→ WHAT IS REQUIRED: Locate each line in the records containing "script". Copy it.
-- start EXTRACTED DATA --
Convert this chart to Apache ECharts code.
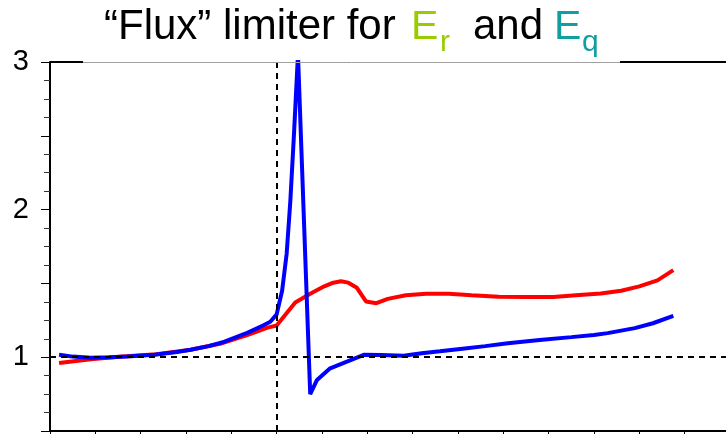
-- end EXTRACTED DATA --
-- start EXTRACTED DATA --
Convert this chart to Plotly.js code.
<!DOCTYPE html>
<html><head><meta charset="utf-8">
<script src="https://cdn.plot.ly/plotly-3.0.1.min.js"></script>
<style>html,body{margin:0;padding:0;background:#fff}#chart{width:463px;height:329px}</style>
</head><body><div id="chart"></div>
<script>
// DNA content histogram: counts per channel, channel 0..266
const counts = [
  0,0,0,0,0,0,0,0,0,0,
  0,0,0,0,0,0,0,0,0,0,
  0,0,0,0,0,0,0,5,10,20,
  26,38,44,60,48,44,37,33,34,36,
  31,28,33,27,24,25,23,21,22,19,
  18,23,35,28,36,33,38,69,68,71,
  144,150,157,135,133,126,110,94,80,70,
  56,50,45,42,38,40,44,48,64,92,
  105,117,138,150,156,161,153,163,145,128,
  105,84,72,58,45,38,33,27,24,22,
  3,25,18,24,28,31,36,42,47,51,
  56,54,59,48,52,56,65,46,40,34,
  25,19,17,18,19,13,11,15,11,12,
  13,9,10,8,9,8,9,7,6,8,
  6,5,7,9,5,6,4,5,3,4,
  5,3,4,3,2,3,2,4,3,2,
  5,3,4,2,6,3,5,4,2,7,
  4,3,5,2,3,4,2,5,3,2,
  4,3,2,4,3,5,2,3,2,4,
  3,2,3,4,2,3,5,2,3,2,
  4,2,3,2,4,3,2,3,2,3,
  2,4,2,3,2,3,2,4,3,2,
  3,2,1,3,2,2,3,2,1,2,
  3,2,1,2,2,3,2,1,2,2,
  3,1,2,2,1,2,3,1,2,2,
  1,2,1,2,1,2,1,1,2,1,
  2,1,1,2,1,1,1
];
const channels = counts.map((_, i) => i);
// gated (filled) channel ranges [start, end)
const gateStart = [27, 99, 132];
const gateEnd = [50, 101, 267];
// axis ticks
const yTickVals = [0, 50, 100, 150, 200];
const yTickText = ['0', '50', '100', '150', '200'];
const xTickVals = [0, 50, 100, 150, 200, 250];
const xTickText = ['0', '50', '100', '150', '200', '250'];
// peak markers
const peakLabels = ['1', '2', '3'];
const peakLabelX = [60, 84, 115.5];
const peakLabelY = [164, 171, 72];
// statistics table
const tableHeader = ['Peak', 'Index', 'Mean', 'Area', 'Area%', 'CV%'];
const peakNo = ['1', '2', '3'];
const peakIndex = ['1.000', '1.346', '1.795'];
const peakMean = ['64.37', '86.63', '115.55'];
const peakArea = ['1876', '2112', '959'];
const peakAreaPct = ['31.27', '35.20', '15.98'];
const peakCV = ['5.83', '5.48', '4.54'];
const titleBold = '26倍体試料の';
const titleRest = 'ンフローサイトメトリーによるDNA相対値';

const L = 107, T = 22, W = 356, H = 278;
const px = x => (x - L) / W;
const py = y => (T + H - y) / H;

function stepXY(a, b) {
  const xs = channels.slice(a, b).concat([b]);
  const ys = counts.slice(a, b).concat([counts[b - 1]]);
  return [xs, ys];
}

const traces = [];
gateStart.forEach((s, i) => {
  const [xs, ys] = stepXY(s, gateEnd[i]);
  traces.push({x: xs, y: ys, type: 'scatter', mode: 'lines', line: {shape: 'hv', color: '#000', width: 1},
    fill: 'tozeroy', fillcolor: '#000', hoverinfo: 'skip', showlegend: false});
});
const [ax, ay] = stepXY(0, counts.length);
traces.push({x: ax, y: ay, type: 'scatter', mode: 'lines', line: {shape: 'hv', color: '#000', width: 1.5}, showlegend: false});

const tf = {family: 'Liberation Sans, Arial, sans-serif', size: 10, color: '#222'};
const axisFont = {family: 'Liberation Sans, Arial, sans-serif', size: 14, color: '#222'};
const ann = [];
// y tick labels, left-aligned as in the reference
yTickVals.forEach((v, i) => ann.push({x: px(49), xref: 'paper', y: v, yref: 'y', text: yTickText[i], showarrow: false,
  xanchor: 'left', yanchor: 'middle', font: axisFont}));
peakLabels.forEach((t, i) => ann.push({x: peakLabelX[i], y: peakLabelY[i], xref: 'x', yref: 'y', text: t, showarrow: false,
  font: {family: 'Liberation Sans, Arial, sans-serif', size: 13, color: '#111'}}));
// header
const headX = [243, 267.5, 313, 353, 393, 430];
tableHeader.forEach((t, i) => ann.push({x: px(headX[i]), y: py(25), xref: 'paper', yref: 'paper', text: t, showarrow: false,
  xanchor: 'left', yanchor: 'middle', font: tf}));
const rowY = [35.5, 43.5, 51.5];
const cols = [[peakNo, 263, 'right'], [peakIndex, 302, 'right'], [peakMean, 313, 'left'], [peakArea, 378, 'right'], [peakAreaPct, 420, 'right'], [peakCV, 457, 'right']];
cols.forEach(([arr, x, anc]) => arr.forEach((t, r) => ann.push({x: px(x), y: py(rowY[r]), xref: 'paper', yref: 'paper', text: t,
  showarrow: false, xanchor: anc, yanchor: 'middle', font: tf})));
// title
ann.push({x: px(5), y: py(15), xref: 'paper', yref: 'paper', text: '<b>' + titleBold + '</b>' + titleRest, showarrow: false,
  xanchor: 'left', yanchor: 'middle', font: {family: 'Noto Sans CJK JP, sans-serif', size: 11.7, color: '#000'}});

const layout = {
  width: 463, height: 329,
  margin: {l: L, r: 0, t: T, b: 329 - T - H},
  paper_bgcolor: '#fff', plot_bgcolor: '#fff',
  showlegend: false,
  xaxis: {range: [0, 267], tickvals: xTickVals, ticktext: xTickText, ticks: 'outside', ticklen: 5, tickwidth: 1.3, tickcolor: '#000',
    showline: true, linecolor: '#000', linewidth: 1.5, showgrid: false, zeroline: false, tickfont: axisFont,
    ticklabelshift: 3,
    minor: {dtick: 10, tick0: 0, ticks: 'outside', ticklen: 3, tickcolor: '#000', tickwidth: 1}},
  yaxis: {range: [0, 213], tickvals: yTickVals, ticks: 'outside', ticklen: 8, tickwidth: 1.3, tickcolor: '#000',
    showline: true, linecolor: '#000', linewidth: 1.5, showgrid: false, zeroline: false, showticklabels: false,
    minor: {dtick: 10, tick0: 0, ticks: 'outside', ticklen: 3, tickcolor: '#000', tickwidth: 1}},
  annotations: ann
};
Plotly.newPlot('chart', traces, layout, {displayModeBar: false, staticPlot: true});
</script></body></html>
-- end EXTRACTED DATA --
-- start EXTRACTED DATA --
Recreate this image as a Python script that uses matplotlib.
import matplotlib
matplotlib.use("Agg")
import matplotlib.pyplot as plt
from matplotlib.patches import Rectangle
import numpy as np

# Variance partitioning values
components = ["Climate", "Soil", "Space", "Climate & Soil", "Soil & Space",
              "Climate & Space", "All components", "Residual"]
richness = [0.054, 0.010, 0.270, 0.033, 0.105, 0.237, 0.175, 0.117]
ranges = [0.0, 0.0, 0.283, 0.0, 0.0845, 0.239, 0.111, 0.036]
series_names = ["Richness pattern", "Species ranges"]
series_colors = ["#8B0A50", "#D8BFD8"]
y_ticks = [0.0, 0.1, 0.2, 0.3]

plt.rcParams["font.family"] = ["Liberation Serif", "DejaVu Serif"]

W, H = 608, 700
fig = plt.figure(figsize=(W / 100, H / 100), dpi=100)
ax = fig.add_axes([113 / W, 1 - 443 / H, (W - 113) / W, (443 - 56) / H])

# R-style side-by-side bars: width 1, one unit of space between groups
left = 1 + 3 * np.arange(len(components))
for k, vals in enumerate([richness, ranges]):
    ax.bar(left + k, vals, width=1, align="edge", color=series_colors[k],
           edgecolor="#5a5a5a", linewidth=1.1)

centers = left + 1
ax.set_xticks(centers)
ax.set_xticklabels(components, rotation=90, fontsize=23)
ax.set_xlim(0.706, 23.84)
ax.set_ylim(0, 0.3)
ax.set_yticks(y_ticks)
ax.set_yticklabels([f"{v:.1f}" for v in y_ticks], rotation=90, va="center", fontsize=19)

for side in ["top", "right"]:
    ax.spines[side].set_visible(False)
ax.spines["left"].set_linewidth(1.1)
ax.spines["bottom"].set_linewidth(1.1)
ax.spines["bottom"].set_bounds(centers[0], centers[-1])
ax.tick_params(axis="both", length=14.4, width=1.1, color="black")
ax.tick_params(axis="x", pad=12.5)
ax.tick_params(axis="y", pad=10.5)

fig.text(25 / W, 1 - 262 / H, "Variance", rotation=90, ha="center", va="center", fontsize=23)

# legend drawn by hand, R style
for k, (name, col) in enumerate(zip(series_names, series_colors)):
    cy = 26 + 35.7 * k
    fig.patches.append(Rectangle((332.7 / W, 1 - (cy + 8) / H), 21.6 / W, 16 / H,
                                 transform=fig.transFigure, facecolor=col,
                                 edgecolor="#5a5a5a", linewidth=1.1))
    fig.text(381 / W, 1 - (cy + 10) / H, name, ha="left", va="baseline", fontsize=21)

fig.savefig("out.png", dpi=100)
-- end EXTRACTED DATA --
→ RESULT:
<script src="https://cdn.plot.ly/plotly-3.0.1.min.js"></script>
<script>
</script></body></html>
Recreate this image as a Python script that uses matplotlib.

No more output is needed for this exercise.